EXERCISE
Reproduce the lines exactly, beginning with the line that has "Write a component" and ending with the line that has "const referenceData = fprReference.map((x, i)". Images are left out.

EXERCISE DATA
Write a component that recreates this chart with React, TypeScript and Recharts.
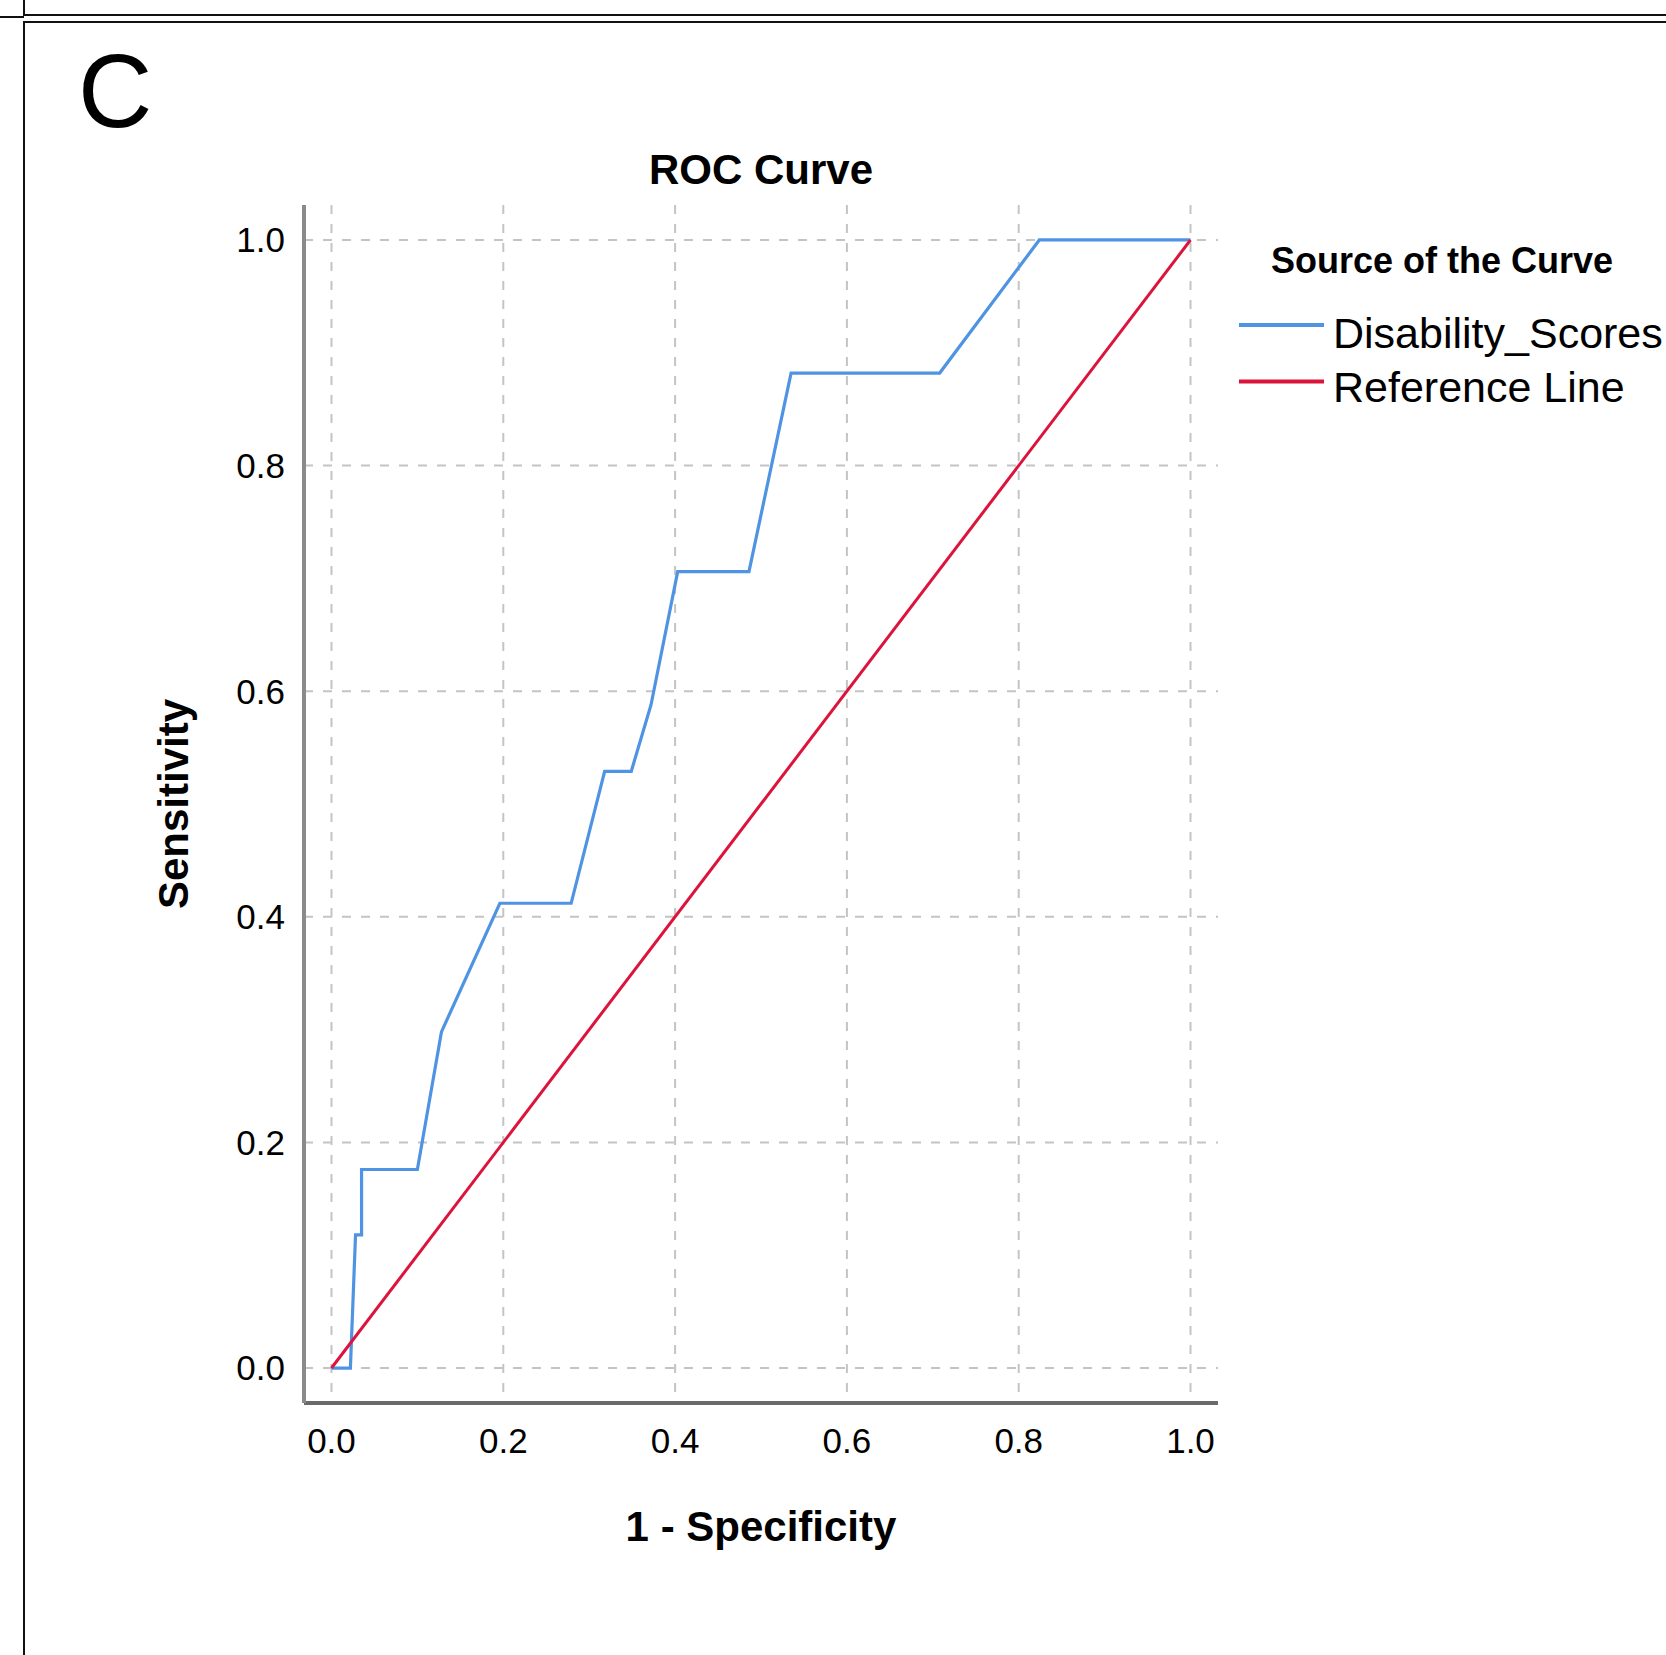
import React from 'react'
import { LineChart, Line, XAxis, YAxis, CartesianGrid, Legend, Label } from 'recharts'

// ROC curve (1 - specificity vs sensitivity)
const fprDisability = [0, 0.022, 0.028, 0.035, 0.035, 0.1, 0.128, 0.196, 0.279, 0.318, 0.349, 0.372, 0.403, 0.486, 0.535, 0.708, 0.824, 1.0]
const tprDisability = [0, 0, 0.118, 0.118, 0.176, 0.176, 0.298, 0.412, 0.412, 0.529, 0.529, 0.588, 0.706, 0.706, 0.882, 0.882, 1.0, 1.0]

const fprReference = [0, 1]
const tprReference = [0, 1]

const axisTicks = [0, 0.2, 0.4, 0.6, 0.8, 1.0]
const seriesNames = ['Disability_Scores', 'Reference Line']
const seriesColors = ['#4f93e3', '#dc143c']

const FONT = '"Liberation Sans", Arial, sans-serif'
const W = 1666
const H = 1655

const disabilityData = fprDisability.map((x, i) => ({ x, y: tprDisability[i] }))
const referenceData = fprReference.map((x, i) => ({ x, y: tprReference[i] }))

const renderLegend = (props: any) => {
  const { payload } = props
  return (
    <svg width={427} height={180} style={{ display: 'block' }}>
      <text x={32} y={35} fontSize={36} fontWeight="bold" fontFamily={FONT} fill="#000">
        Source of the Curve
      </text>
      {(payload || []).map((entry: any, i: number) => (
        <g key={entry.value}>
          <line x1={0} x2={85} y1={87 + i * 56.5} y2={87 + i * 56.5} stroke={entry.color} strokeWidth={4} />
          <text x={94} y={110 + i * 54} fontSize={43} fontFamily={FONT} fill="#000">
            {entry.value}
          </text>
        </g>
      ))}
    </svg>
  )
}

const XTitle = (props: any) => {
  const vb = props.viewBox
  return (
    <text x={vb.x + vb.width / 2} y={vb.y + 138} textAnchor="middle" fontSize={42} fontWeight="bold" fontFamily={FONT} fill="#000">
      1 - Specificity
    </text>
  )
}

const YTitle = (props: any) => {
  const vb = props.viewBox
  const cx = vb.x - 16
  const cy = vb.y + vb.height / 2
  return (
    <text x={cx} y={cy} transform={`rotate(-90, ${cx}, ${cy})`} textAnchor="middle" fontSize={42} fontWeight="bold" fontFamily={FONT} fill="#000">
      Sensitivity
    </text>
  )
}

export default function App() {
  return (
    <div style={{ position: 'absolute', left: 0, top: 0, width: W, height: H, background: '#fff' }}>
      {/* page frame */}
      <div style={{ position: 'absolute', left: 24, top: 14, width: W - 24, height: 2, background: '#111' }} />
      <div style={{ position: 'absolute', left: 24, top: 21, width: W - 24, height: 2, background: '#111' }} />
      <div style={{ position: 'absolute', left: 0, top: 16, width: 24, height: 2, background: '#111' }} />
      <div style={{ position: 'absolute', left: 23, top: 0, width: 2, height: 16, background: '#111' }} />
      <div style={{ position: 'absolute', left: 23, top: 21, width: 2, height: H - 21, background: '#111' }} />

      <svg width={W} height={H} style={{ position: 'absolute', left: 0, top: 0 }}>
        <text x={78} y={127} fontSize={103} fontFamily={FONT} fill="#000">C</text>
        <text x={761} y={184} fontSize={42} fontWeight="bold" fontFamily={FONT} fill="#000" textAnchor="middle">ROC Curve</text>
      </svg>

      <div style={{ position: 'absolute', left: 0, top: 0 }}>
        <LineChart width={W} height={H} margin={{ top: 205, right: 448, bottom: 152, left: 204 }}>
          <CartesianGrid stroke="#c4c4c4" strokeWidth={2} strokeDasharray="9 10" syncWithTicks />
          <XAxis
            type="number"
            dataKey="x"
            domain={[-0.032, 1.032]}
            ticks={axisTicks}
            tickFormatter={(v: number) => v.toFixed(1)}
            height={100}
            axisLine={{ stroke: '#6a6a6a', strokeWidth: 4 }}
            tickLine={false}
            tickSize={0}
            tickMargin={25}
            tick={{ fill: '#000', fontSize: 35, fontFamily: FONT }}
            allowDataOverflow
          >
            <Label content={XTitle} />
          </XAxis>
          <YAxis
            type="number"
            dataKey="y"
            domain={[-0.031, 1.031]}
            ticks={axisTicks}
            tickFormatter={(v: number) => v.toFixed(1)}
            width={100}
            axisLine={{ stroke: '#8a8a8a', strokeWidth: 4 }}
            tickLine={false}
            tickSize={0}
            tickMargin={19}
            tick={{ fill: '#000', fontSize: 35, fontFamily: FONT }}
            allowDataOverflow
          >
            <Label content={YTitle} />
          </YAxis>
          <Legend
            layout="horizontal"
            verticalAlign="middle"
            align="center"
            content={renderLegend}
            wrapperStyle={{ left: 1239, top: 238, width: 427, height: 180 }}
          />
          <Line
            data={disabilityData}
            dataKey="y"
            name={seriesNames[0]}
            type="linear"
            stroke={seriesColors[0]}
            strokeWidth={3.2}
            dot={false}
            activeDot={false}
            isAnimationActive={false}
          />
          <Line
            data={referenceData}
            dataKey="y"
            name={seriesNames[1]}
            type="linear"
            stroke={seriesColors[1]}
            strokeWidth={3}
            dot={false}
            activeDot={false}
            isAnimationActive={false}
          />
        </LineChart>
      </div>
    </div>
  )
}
---
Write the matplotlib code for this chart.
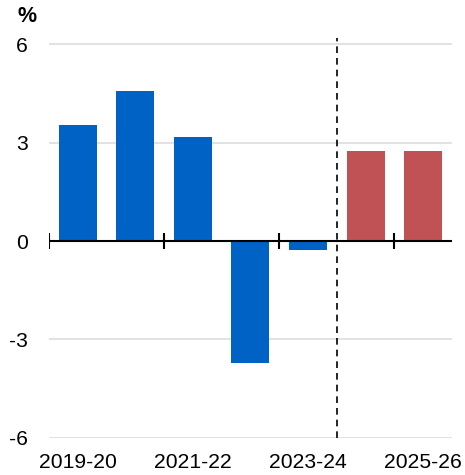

RESULT FOR THIS EXERCISE
Write a component that recreates this chart with React, TypeScript and Recharts.
import React from 'react'
import { LineChart, Line, XAxis, YAxis, CartesianGrid, Legend, Label } from 'recharts'

// ROC curve (1 - specificity vs sensitivity)
const fprDisability = [0, 0.022, 0.028, 0.035, 0.035, 0.1, 0.128, 0.196, 0.279, 0.318, 0.349, 0.372, 0.403, 0.486, 0.535, 0.708, 0.824, 1.0]
const tprDisability = [0, 0, 0.118, 0.118, 0.176, 0.176, 0.298, 0.412, 0.412, 0.529, 0.529, 0.588, 0.706, 0.706, 0.882, 0.882, 1.0, 1.0]

const fprReference = [0, 1]
const tprReference = [0, 1]

const axisTicks = [0, 0.2, 0.4, 0.6, 0.8, 1.0]
const seriesNames = ['Disability_Scores', 'Reference Line']
const seriesColors = ['#4f93e3', '#dc143c']

const FONT = '"Liberation Sans", Arial, sans-serif'
const W = 1666
const H = 1655

const disabilityData = fprDisability.map((x, i) => ({ x, y: tprDisability[i] }))
const referenceData = fprReference.map((x, i) => ({ x, y: tprReference[i] }))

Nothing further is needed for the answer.